General relativity also plays a role in other technologies:

  1. Gravitational wave detection at observatories like LIGO and Virgo, which measure ripples in spacetime itself
  2. Precise timekeeping with atomic clocks, where even small altitude differences produce measurable time dilation
  3. Satellite-based communication systems that depend on accurate signal timing

Einstein's Contributions to General Relativity

Albert Einstein published the theory of general relativity in 1915. Its core idea is that gravity isn't a force acting at a distance but rather a consequence of the curvature of spacetime caused by mass and energy.

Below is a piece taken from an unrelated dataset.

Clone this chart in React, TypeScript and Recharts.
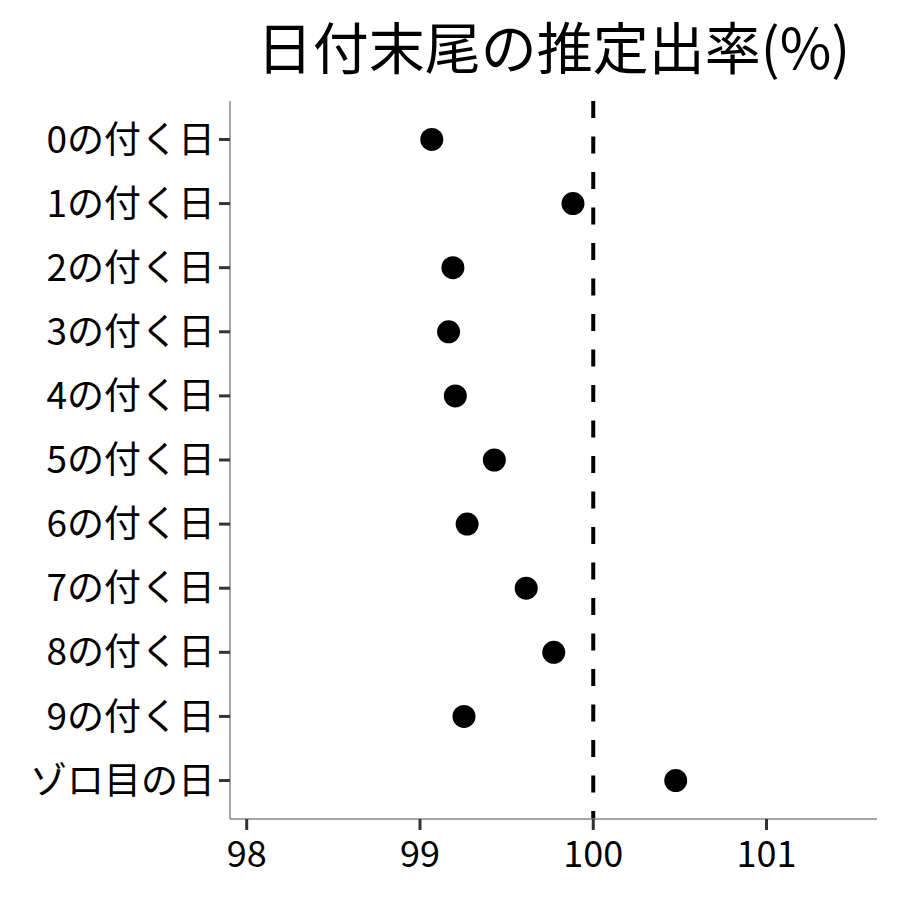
import React from "react";
import {
  ScatterChart, Scatter, XAxis, YAxis, ReferenceLine
} from "recharts";

const CATEGORIES = [
  "0の付く日", "1の付く日", "2の付く日", "3の付く日", "4の付く日",
  "5の付く日", "6の付く日", "7の付く日", "8の付く日", "9の付く日", "ゾロ目の日",
];
const RATES = [99.068, 99.883, 99.19, 99.165, 99.204, 99.429, 99.272, 99.613, 99.772, 99.254, 100.476];
const X_TICKS = [98, 99, 100, 101];
const TITLE = "日付末尾の推定出率(%)";

const FONT = "'Noto Sans CJK JP', 'Noto Sans', sans-serif";

const data = CATEGORIES.map((label, i) => ({ label, pos: i, rate: RATES[i] }));

const Dot = (props: any) => (
  <circle cx={props.cx} cy={props.cy} r={11.5} fill="#000" />
);

export default function App() {
  return (
    <div style={{ position: "absolute", left: 0, top: 0, width: 900, height: 900, background: "#fff", fontFamily: FONT }}>
      <div style={{
        position: "absolute", left: 230, width: 647, top: 10, textAlign: "center",
        fontSize: 56, lineHeight: "70px", color: "#000",
      }}>
        {TITLE}
      </div>
      <ScatterChart width={900} height={900} margin={{ top: 101, right: 23, bottom: 0, left: 0 }}>
        <XAxis
          type="number"
          dataKey="rate"
          domain={[97.9035, 101.6376]}
          ticks={X_TICKS}
          allowDataOverflow
          height={81}
          tickSize={11}
          tickMargin={11}
          axisLine={{ stroke: "#888", strokeWidth: 1.5 }}
          tickLine={{ stroke: "#333", strokeWidth: 3 }}
          tick={{ fill: "#000", fontSize: 36, fontFamily: FONT }}
        />
        <YAxis
          type="number"
          dataKey="pos"
          domain={[-0.6, 10.6]}
          ticks={CATEGORIES.map((_, i) => i)}
          tickFormatter={(i: number) => CATEGORIES[i]}
          reversed
          interval={0}
          width={230}
          tickSize={11}
          tickMargin={4}
          axisLine={{ stroke: "#888", strokeWidth: 1.5 }}
          tickLine={{ stroke: "#333", strokeWidth: 3 }}
          tick={{ fill: "#000", fontSize: 37, fontFamily: FONT }}
        />
        <ReferenceLine x={100} stroke="#000" strokeWidth={4} strokeDasharray="17 18.5" strokeDashoffset={9} />
        <Scatter data={data} shape={<Dot />} isAnimationActive={false} />
      </ScatterChart>
    </div>
  );
}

A key foundation of the theory is the equivalence principle: in a small region of spacetime, the effects of gravity are indistinguishable from the effects of acceleration. If you were in a sealed elevator accelerating upward through empty space, you'd feel exactly the same as if you were standing still in a gravitational field. There's no experiment you could do inside the elevator to tell the difference.

Einstein's theory also predicted gravitational waves, ripples in spacetime produced by accelerating massive objects. These were first directly detected in 2015 by the LIGO observatory, confirming a prediction that had waited a full century for experimental verification.